The bank played its stabilizing role by regularly collecting these state bank notes, returning them to the banks that had issued them, and demanding that the banks convert them into gold and silver coins.

 

With the threat of collection hanging over them, state banks had to be conservative in extending credit in the form of bank notes. As the state banks continued to issue more notes they could redeem at any given time, they were expanding the money supply. BUT, under the discipline imposed by the Second Bank, they had to do so cautiously. During the prosperous 1820s, the Second Bank performed well, maintaining steady, predictable increases in the money supply throughout the nation.

 

Most people did not understand commercial banking, particularly its capacity to enlarge the money supply through the lending of bank notes. Nor did they appreciate the functions of the Second Bank. It was easy to believe that banking was a nonproductive activity and that bankers earned their profits illegitimately through the exercise of special privilege.

 

Various interest groups played on popular prejudices for the purpose of killing the Second Bank. Wealthy New York bankers, including supporters of Martin Van Buren, (who would be Jackson's hand-picked successor to the presidency) wanted to see federal deposits in their banks, and some bankers in smaller cities, including Nashville supporters of Jackson, wanted to be free of regulation by the Second Bank.In 1832, Jackson's opponents in Congress, led by Henry Clay and Daniel Webster, united to impose a political trap on Jackson. Knowing that many Democrats in Congress supported the Second Bank, and that Jackson was opposed to it, Clay and Webster hoped to lure Jackson into an unpopular veto just before the 1832 elections.

 

Consequently, plotted the passage of a bill to-recharter the Bank four years earlier than its original recharter date of 1836 in order to make an election issue out of it.
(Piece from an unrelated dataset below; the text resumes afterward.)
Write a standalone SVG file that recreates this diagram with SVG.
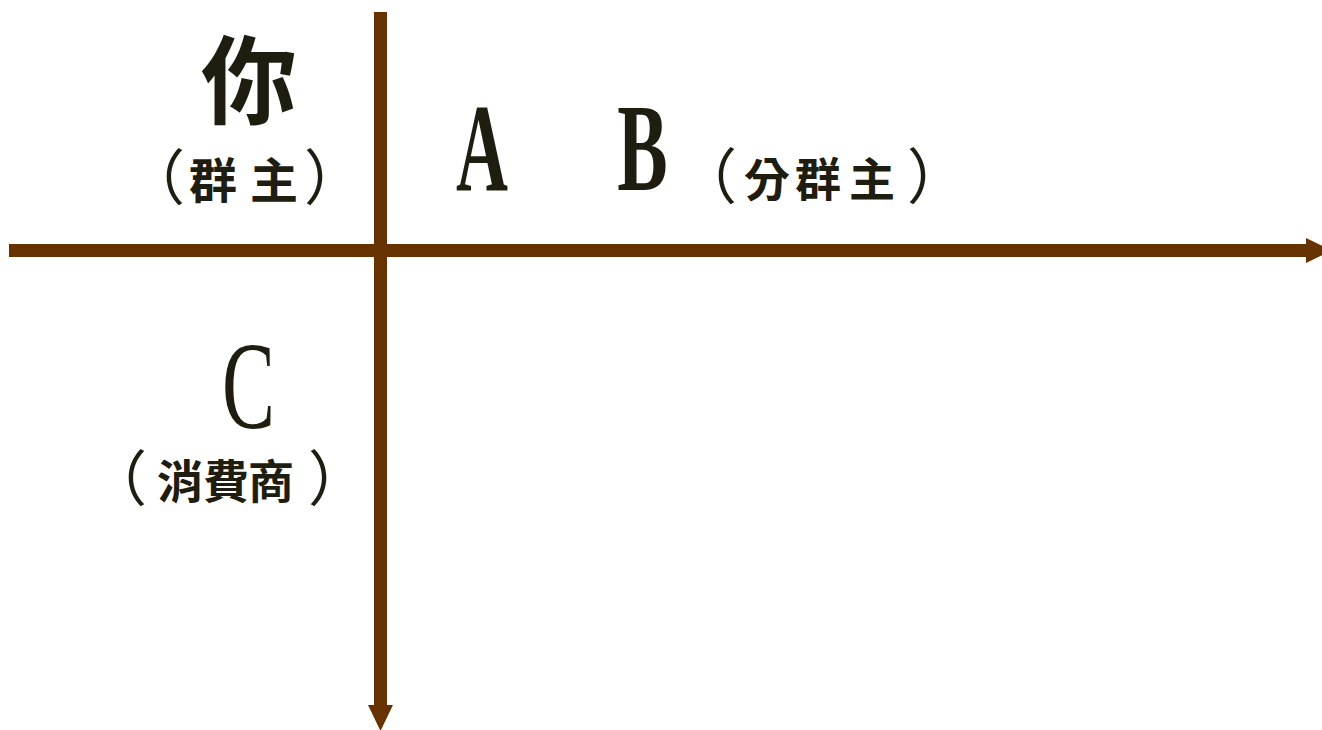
<svg xmlns="http://www.w3.org/2000/svg" width="1322" height="730" viewBox="0 0 1322 730">
<style>
.axis{stroke:#663300;stroke-width:13;fill:none}
.cjk{font-family:"Noto Sans CJK TC","Noto Sans CJK SC",sans-serif;font-weight:700;fill:#1f1c10;text-anchor:middle}
.par{font-family:"Noto Sans CJK TC","Noto Sans CJK SC",sans-serif;font-weight:400;fill:#1f1c10;text-anchor:middle;font-size:60px}
.lat{font-family:"Liberation Serif",serif;fill:#1f1c10;text-anchor:middle;font-size:124px}
</style>
<defs>
<marker id="head" markerUnits="userSpaceOnUse" markerWidth="26" markerHeight="25" refX="0" refY="12.5" orient="auto" viewBox="0 0 26 25">
<path d="M0,0 L26,12.5 L0,25 Z" fill="#663300"/>
</marker>
</defs>
<rect width="1322" height="730" fill="#ffffff"/>
<g id="connectors">
<line class="axis" x1="9" y1="250.5" x2="1306" y2="250.5" marker-end="url(#head)"/>
<line class="axis" x1="380.5" y1="12" x2="380.5" y2="705" marker-end="url(#head)"/>
</g>
<g id="node-you">
<text class="cjk" x="249" y="116" font-size="96">你</text>
<text class="par" y="200" x="155">（</text>
<text class="cjk" font-size="48" y="198" x="213 274">群主</text>
<text class="par" y="200" x="334">）</text>
</g>
<g id="node-A">
<g transform="translate(482,190) scale(0.58,1)"><text class="lat" font-weight="700" x="0" y="0">A</text></g>
</g>
<g id="node-B">
<g transform="translate(642.5,190) scale(0.61,1)"><text class="lat" font-weight="700" x="0" y="0">B</text></g>
<text class="par" y="199" x="707">（</text>
<text class="cjk" font-size="46" y="196" x="767 818 872">分群主</text>
<text class="par" y="199" x="937">）</text>
</g>
<g id="node-C">
<g transform="translate(248.5,428) scale(0.64,1)"><text class="lat" x="0" y="0">C</text></g>
<text class="par" y="501" x="117">（</text>
<text class="cjk" font-size="46" y="498" x="180 226 271">消費商</text>
<text class="par" y="501" x="338">）</text>
</g>
</svg>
Seeming to fall into the trap, Jackson vetoed the bill. But he accompanied his veto with a powerful message that gained wide circulation. Jackson denounced the Second Bank as a nest of special privilege and of monopoly power that advanced the interests "of the few at the expense of the many," damaging the "humbler members of society--the farmers, the mechanics, and laborers--who have neither the time nor the means of securing like favors to themselves." Finally, Jackson made a connection that was especially damning in patriots' eyes. He emphasized the heavy investment by British aristocrats in the Second Bank.

 

Jackson's charge that the bank was involved with a number of conflicts of interest contained much truth. Biddle cleverly lent funds where the bank would make influential friends. In 1831 alone, a total of 59 members of Congress borrowed from the Bank. Also, during one period Daniel Webster was a director of the bank, its chief paid counsel, its debtor in the sum of thousands of dollars, and a member of the United States Senate, where he eloquently battled for his employer's interest.

 

A good public image was attempted by the use of judicious loans made to newspaper editors to ensure "good press." In his veto and subsequent "bank war," Jackson had a better sense of the public's anti-corporate mood than did the supporters of the Bank. His most fervent supporters came from a broad spectrum of people who resisted industrialization. Jackson also won support for his position from some promoters of economic growth, such as state bankers who had originally supported the Second Bank, but now believed its demise would open the way for more speculative investments by their banks.

 

Thus. he managed to expand his coalition of groups, even though some held diametrically contradictory positions on the value of banking and evenindustrialization. Herein lies the reason for Jackson's political success: his ability to gain the identification and support from a wide spectrum of people with different political beliefs, while at the same time able to capture the support of the emerging urban working class. However, the bank veto stimulated significant organized opposition which culminated in the formation of a new political party, the Whig party

 

Nullification 

 

In 1824 and again in 1828, Congress increased the Tariff of 1816. Jackson’s vice-president, John C. Calhoun of South Carolina, called the 1828 tariff a Tariff of Abominations because he blamed it for economic problems in the South. The South’s economy depended on cotton exports. Yet the high tariff on manufactured goods reduced British exports to the United States, and because of this, Britain bought less cotton. With the decline of British goods, the South was now forced to buy the more expensive Northern manufactured goods. From the South’s point of view, the North was getting rich at the expense of the South. text

THE NULLIFICATION CRISIS

To try to free South Carolinians from the tariff, Calhoun developed a theory of nullification. Calhoun’s theory held that the U.S. Constitution was based on a compact among the sovereign states. If the Constitution had been established by 13 sovereign states, he reasoned, then the states must still be sovereign, and each would have the right to determine whether acts of Congress were constitutional. If a state found an act to be unconstitutional, the state could declare the offending law nullified, or inoperative, within its borders. The Senate debated the tariff question (and the underlying states’ rights issue). Senator Daniel Webster of Massachusetts opposed nullification and South Carolina Senator Robert Hayne aired Calhoun’s views.

 

Jackson's Nullification Crisis


In 1832 the issue of states’ rights was put to a test when Congress raised tariffs again. South Carolinians declared the tariffs of 1828 and 1832 “null, void, and no law.” Then they threatened to secede, or withdraw from the Union, if customs officials tried to collect duties. In response, an outraged Jackson urged Congress to pass the Force Bill to allow the federal government to use the military if state authorities resisted paying proper duties. A bloody confrontation seemed likely until Henry Clay forged a compromise in 1833. Clay proposed a tariff bill that would gradually lower duties over a ten-year period. The compromise also included passage of the Force Bill. The tension between states’ rights and federal authority subsided—temporarily.